Besuch im Bugando-Hospital

Während es in Deutschland selbstverständlich erscheint, dass Patient*innen auf die Intensivstation geschickt werden, um überleben zu können, ist in Tansania die Intensivstation für manche der Platz, wo sie Patient*innen erst dann hinschicken, wenn kaum noch Hoffnung besteht, erzählte mir eine aus London stammende Ärztin im Bugando Hospital. Als ich auf der Intensivstation war, lagen nur junge Menschen auf der Station, z.B. ein Kind mit einem allergischen Schock nach einer Unzahl von Bienenstichen, einer nach einem Verkehrsunfall, einer mit einer Lungenerkrankung, eine Mutter mit Anfang 20, deren Körper sich nach der Geburt ihres Kindes nicht mehr gegen Malaria wehren konnte. Verkehrsunfälle sind sehr häufig in Mwanza und in Afrika, aber oft haben die Opfer das Pech, dass zumindest Fremde sie nicht ins Krankenhaus bringen, weil sie Angst haben, Kosten für deren Behandlung übernehmen zu müssen. Verglichen mit der Situation vor 5, 10 oder 15 Jahren hat sich hier aber sehr viel verbessert: die Stationen im Krankenhaus sind gut ausgestattet und haben sehr gutes und engagiertes Personal. Besonders die jungen Ärzt*innen sind beeindruckend in ihrem Fleiß und nutzen ihre Ausbildung, um sich viel Wissen anzueignen. Das deckt sich mit dem Bild, das ich von den jungen Menschen hier habe.

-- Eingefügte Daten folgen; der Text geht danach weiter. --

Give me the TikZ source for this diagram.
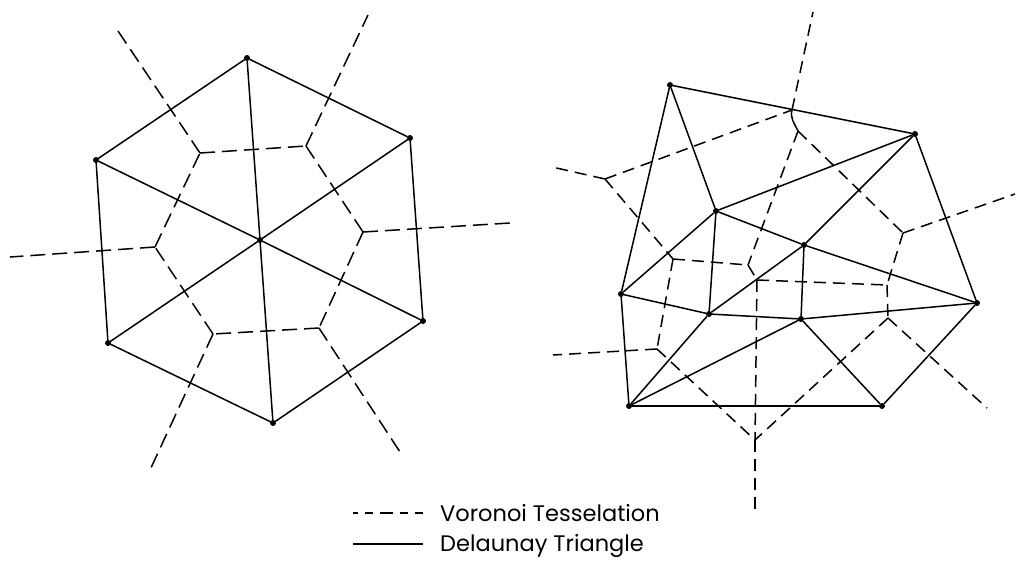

Tansanias Landschaften: Serengeti und Ngorogoro Krater
Gepard in freier Wildbahn in Tansania.
Gepard in freier Wildbahn in Tansania.

Auch das ist Tansania – Serengeti und Ngorogoro Krater. Für Elisha Joseph, der in einem kleinen Reisebüro in Mwanza arbeitet und der der zuverlässigste, freundlichste und netteste Führer und Fahrer war, den man sich wünschen kann, war ich die erste Deutsche, mit der er Serengeti und Ngorogoro-Krater bereist hat. Am Ende der langen Fahrt und nach vielen Gesprächen fragte ich ihn: „Was würdest du den Deutschen sagen, welche Botschaft soll ich ihnen bringen?“ Seine Antwort war sofort klar: „Karibu sana – Welcome to Tansania!“.

Dem kann ich nicht viel hinzufügen. Nur so viel: Viele langjährige Beziehungen und Projekte verbinden verschiedene Regionen Tansanias, insbesondere im Süden und in der Region um Mwanza, und Unterfranken. Den Gewinn aus diesen Partnerschaften haben beide Länder. Wer die Chance hat, in dieses friedliche, farbenprächtige und beeindruckende Land zu reisen, sollte die Reise deshalb auch dazu nutzen, sich vor Ort anzuschauen, wie die Zusammenarbeit in den vielen langjährigen Formen der Zusammenarbeit praktiziert wird.